## start

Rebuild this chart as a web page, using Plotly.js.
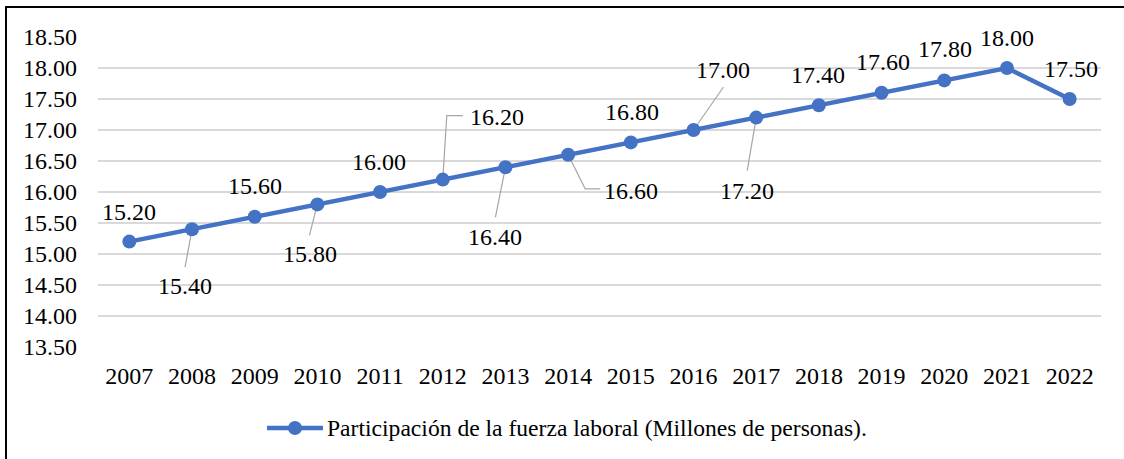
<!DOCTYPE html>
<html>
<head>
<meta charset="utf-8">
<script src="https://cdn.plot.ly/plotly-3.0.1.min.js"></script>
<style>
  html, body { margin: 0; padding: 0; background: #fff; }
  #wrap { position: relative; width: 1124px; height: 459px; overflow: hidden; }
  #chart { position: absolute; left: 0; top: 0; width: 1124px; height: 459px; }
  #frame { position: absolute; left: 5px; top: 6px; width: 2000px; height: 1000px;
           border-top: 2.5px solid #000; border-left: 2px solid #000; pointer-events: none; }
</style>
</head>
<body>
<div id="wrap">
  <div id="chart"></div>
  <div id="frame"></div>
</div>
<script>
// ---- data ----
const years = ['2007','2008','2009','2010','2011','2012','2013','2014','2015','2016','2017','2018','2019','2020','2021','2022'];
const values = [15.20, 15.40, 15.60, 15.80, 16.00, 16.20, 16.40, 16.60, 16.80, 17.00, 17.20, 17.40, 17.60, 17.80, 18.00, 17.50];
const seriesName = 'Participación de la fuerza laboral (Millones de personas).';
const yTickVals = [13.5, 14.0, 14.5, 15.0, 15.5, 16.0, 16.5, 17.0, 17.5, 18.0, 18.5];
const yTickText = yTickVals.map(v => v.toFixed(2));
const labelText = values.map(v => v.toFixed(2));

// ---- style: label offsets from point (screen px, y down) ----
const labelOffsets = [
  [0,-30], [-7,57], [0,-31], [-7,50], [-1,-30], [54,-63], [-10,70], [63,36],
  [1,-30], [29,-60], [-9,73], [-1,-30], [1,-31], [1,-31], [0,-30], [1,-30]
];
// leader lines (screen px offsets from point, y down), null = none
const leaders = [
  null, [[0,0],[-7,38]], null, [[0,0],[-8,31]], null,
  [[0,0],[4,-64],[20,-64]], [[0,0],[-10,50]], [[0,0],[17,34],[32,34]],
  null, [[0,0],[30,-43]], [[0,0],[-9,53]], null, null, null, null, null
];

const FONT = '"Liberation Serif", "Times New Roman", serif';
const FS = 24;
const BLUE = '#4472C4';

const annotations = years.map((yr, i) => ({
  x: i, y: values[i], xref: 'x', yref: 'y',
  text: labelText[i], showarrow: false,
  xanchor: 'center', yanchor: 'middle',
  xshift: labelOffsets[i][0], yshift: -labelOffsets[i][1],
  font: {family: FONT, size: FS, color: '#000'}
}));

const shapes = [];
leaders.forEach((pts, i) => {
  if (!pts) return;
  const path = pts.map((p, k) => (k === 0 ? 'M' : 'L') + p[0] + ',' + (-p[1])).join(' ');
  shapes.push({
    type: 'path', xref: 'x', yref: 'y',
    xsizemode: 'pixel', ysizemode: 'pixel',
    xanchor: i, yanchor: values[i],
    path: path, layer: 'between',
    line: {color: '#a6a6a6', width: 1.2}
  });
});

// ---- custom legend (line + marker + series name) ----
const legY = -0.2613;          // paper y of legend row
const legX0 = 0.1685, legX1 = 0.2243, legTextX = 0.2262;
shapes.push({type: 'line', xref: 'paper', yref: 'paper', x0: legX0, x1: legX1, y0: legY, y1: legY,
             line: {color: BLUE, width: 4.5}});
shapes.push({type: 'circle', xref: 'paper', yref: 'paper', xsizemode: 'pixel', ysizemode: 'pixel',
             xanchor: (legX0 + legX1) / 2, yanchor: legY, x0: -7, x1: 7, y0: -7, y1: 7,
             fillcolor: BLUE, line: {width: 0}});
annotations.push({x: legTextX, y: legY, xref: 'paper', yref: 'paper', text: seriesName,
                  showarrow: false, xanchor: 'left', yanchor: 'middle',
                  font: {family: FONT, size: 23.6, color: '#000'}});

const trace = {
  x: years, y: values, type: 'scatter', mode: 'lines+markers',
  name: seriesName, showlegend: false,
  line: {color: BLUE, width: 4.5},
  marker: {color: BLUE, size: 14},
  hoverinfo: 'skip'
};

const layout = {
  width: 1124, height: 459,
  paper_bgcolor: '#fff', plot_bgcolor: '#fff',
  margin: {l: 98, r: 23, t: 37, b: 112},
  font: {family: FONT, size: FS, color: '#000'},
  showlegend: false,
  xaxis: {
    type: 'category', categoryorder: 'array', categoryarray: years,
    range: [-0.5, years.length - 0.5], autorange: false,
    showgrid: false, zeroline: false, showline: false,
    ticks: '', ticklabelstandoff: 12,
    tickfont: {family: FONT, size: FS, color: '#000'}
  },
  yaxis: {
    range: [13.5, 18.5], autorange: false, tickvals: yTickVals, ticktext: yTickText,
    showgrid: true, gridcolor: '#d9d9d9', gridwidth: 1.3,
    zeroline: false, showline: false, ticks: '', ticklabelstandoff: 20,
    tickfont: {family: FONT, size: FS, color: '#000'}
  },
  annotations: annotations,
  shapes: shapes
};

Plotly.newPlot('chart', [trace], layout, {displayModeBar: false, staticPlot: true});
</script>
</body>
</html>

## end

PROMPT: Copy each line above where the string "chart" occurs.

OUTPUT BELOW:
Rebuild this chart as a web page, using Plotly.js.
  #chart { position: absolute; left: 0; top: 0; width: 1124px; height: 459px; }
  <div id="chart"></div>
Plotly.newPlot('chart', [trace], layout, {displayModeBar: false, staticPlot: true});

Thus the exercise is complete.